PROBLEM DETAILS: Pull out the lines running from the one with "Write the Altair code for this chart." to the one with "import pandas as pd", inclusive, word for word. Drop any picture.
— Begin —
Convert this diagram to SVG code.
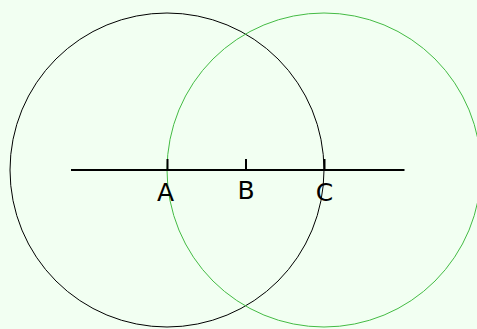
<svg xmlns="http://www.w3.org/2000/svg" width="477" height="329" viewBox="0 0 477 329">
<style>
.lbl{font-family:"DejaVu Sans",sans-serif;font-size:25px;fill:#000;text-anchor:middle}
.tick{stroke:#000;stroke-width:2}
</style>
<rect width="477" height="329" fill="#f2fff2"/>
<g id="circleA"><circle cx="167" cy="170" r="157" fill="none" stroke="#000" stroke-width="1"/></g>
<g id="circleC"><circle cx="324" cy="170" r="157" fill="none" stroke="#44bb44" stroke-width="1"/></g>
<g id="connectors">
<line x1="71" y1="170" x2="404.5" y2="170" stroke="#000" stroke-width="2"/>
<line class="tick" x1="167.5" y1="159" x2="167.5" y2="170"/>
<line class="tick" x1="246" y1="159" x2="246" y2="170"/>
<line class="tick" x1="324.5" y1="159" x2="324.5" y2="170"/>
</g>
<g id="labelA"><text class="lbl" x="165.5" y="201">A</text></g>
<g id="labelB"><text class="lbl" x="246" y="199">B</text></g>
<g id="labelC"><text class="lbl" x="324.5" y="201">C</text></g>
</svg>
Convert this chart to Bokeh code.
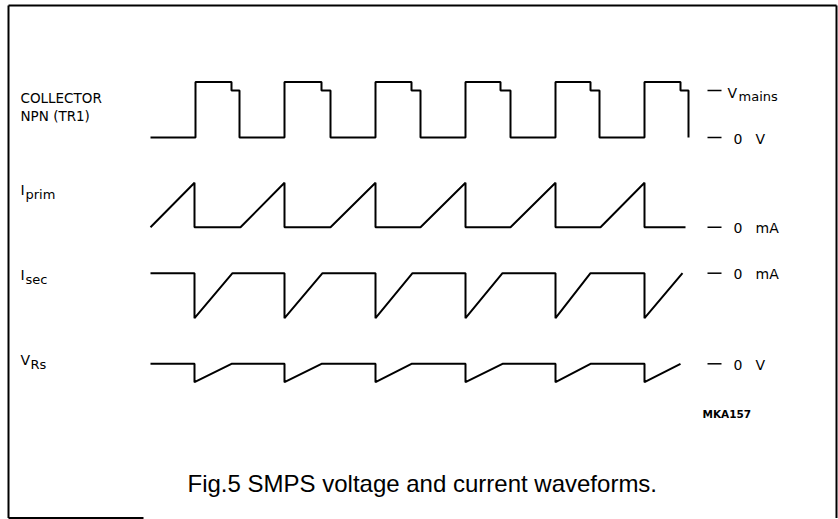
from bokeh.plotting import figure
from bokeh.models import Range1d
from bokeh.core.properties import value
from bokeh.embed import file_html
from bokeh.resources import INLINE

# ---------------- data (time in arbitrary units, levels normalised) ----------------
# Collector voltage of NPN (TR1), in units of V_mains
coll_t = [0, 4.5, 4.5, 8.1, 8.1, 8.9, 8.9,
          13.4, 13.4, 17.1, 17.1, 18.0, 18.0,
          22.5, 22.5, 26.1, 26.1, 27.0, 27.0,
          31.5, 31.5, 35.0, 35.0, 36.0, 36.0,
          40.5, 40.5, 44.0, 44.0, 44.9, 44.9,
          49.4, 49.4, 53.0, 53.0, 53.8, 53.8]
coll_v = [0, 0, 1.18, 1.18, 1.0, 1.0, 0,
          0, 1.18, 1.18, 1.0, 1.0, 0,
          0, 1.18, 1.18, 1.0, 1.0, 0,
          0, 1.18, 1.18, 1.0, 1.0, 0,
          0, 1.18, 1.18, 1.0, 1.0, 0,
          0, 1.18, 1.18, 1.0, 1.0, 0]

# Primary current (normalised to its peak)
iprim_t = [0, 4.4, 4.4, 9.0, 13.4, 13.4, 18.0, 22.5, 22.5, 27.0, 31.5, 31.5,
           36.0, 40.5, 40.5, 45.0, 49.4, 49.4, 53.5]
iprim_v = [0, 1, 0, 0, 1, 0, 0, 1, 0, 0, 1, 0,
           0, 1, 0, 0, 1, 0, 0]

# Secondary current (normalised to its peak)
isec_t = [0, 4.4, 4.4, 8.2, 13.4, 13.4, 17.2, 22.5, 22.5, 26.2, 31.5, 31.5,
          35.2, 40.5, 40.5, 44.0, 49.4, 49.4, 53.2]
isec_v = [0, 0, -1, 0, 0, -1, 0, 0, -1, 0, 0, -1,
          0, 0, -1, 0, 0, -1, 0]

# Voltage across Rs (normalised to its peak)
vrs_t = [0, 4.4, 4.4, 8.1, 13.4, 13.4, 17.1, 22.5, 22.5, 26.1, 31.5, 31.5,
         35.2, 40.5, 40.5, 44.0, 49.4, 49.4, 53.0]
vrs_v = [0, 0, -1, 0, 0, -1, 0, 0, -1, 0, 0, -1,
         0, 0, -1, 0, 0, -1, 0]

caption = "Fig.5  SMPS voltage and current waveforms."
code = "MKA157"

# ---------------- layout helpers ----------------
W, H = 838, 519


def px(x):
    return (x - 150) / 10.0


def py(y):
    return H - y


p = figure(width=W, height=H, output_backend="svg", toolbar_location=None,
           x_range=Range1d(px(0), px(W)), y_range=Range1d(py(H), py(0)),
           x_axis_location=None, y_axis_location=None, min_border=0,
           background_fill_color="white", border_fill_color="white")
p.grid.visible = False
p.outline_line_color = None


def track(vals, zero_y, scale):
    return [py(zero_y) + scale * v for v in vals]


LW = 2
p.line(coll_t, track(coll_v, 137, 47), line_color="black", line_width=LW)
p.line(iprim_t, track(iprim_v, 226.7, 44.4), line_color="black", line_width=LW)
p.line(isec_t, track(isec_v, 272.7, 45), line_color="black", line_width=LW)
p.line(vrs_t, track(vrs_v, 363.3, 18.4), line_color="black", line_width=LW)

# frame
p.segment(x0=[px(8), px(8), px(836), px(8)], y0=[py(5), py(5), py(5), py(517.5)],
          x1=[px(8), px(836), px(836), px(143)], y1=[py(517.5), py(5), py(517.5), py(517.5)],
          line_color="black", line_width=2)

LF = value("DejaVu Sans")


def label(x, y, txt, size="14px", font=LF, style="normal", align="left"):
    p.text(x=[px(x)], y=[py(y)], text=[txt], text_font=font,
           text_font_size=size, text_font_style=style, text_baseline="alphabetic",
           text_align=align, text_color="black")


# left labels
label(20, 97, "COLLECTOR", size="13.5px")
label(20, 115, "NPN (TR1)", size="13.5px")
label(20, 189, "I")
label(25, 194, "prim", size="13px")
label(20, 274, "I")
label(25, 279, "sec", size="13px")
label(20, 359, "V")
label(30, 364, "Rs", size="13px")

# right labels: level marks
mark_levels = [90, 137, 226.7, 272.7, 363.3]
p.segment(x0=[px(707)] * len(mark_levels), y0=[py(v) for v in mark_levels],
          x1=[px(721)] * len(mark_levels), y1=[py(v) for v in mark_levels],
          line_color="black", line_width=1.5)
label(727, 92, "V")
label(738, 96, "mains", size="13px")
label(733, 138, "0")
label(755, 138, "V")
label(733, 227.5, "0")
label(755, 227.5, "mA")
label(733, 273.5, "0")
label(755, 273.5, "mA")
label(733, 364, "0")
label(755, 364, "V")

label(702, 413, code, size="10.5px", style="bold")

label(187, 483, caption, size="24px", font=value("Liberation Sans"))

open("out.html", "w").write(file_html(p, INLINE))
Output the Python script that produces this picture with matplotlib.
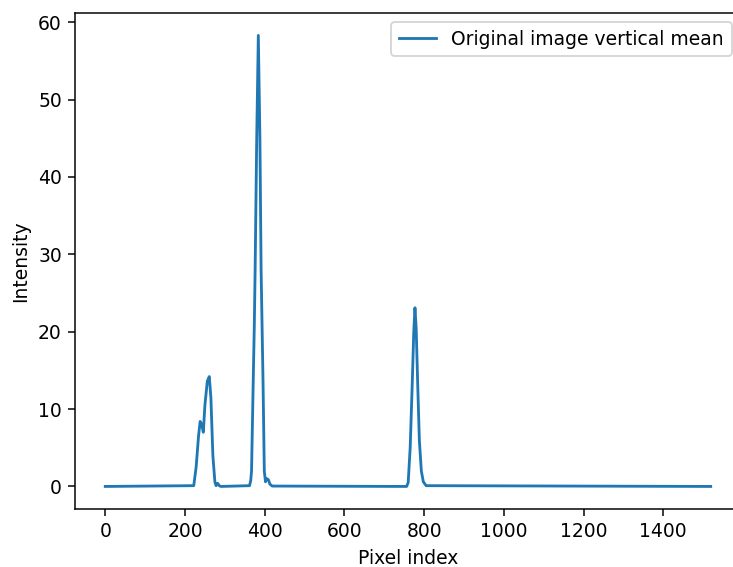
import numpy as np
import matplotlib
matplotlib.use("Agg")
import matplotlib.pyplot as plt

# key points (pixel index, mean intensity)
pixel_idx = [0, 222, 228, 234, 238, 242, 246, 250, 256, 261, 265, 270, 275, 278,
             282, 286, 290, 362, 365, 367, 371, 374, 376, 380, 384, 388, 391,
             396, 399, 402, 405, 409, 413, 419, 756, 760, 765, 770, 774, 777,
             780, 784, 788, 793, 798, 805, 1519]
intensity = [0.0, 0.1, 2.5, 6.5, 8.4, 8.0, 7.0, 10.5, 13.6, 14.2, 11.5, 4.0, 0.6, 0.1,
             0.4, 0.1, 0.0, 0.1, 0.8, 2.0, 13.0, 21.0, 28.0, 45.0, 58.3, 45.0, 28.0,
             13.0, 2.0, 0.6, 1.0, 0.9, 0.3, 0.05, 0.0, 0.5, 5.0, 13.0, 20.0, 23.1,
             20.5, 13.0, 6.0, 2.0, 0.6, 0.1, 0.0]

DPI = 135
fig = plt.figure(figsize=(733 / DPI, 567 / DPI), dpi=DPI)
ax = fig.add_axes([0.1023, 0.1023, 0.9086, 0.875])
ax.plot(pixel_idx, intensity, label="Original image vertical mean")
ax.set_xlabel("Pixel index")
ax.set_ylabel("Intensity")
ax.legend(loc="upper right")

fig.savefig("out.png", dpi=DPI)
— End —
— Begin —
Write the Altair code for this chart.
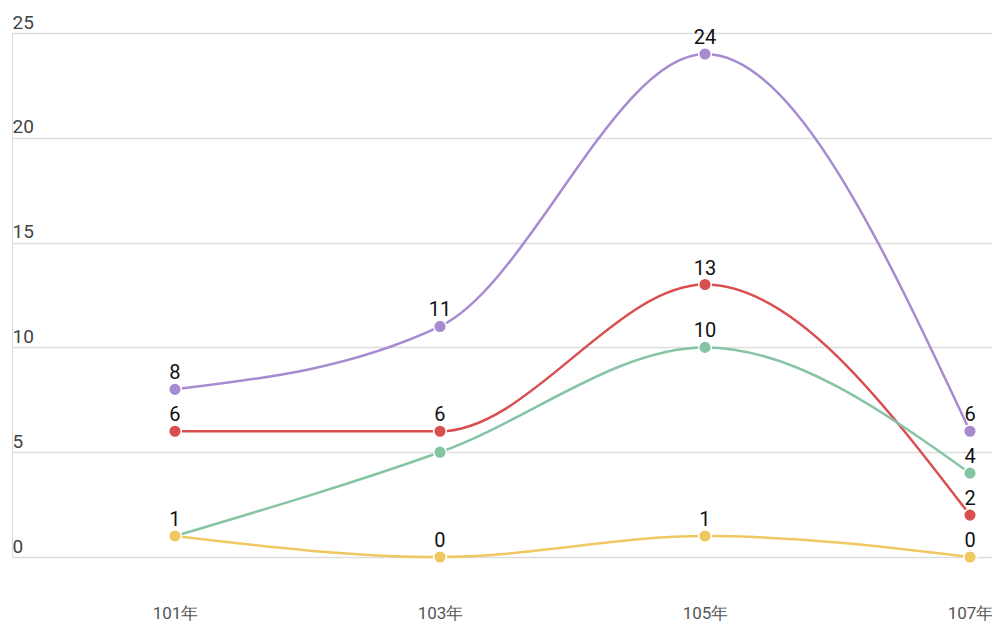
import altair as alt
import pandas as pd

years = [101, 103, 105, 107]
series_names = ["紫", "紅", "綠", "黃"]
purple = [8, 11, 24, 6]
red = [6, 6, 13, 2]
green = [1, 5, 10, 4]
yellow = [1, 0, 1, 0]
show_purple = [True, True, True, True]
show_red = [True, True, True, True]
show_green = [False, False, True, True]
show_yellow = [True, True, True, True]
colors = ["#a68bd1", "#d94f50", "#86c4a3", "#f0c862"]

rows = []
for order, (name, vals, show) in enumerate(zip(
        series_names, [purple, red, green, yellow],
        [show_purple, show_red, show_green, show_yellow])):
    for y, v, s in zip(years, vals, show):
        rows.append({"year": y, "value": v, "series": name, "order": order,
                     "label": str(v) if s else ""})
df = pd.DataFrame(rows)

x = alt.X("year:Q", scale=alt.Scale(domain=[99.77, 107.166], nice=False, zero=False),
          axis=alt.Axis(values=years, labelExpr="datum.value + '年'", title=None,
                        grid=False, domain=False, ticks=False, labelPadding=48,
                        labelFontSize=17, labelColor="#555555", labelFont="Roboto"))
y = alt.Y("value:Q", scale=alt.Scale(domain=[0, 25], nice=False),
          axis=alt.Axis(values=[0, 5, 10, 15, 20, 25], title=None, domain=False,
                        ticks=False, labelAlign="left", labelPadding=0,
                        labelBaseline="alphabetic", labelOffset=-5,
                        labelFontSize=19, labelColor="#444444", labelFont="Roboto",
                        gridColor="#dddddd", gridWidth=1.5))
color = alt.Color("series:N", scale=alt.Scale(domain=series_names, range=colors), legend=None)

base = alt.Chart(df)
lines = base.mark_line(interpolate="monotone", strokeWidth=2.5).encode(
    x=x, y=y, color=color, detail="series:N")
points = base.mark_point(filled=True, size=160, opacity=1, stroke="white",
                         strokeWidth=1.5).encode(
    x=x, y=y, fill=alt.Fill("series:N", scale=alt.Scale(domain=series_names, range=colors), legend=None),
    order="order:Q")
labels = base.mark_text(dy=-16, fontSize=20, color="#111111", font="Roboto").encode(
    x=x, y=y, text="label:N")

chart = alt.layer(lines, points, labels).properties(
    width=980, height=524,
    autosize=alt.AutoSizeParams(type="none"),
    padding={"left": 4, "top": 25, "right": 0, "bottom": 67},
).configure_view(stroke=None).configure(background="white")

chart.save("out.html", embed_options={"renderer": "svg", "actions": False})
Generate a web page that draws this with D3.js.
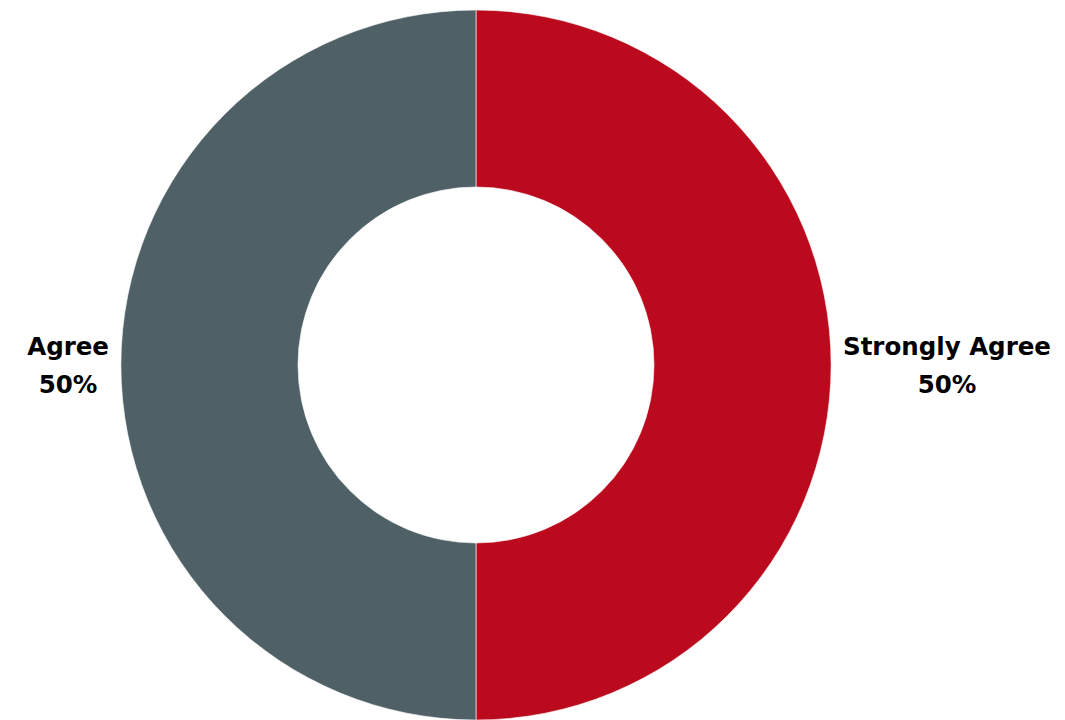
— End —
— Begin —
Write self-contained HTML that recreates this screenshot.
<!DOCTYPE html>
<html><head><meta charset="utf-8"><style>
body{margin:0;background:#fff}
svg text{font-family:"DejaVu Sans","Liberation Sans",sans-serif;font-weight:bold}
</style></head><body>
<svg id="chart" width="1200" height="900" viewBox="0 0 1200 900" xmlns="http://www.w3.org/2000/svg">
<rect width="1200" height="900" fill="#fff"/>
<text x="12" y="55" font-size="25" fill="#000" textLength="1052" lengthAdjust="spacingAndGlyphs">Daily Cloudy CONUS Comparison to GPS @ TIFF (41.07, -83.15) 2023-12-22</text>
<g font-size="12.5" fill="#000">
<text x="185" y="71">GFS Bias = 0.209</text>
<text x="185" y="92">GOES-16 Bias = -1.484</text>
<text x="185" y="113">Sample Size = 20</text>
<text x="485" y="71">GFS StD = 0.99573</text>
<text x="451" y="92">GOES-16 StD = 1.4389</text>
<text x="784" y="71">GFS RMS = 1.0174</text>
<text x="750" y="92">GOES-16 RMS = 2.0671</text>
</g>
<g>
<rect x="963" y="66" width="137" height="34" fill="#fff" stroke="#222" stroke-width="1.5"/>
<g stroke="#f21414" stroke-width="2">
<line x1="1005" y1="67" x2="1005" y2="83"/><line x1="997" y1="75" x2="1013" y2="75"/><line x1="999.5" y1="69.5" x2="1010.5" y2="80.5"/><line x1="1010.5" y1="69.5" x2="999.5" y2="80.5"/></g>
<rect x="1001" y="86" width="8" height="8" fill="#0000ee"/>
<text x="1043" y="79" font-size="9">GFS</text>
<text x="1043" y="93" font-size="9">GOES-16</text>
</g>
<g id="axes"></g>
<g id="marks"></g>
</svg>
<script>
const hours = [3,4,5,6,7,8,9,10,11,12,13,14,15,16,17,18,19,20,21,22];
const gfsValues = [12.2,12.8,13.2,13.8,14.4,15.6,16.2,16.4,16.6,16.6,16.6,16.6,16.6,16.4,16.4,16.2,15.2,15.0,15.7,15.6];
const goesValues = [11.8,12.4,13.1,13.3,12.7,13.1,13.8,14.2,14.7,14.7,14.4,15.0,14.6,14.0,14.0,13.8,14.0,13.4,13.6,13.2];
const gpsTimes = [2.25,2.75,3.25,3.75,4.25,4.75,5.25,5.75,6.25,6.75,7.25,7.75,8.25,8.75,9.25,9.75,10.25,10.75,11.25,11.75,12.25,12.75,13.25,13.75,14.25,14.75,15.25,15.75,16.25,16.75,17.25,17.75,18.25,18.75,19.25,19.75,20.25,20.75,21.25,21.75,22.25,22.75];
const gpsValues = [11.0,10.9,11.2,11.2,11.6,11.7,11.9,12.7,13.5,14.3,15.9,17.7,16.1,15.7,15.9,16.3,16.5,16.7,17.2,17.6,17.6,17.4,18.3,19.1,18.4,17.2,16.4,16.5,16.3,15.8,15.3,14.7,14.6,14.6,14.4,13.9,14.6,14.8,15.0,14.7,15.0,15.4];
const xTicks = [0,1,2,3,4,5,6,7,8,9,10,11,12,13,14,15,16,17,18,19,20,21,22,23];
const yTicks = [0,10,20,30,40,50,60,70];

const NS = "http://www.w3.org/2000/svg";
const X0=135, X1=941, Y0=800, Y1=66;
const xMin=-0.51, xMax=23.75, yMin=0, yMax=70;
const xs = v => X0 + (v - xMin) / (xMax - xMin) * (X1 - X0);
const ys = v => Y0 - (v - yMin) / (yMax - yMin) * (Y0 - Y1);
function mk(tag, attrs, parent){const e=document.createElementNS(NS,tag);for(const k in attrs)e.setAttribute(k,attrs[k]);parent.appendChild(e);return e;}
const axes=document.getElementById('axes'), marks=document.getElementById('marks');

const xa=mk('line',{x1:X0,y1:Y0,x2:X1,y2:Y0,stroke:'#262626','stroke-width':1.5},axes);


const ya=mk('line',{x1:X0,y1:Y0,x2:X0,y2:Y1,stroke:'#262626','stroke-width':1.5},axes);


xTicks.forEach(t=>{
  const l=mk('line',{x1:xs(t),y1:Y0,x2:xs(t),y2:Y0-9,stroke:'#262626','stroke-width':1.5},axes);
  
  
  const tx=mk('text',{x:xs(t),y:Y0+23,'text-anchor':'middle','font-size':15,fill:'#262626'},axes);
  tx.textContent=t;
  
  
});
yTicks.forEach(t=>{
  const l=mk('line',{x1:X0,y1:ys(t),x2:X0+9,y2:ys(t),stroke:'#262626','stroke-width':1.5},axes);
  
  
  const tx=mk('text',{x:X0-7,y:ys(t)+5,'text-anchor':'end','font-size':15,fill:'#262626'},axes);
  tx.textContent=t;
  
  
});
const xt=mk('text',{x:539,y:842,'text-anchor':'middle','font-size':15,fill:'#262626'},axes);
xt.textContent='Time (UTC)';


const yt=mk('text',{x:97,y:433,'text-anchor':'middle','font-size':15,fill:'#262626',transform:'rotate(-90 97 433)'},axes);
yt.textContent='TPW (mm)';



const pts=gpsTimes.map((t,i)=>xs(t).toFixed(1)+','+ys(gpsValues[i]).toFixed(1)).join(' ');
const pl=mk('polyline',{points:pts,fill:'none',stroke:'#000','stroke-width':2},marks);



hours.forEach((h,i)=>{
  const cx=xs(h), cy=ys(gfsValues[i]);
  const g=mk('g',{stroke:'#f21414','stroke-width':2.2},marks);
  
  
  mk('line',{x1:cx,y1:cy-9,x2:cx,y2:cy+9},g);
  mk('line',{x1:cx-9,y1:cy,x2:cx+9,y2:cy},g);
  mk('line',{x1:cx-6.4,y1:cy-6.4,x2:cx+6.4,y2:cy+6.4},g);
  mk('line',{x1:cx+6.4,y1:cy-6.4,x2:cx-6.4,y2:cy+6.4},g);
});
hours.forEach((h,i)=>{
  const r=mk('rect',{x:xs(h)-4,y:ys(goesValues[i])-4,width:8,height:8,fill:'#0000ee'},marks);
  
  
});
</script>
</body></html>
— End —
REPLY:
Write the Altair code for this chart.
import altair as alt
import pandas as pd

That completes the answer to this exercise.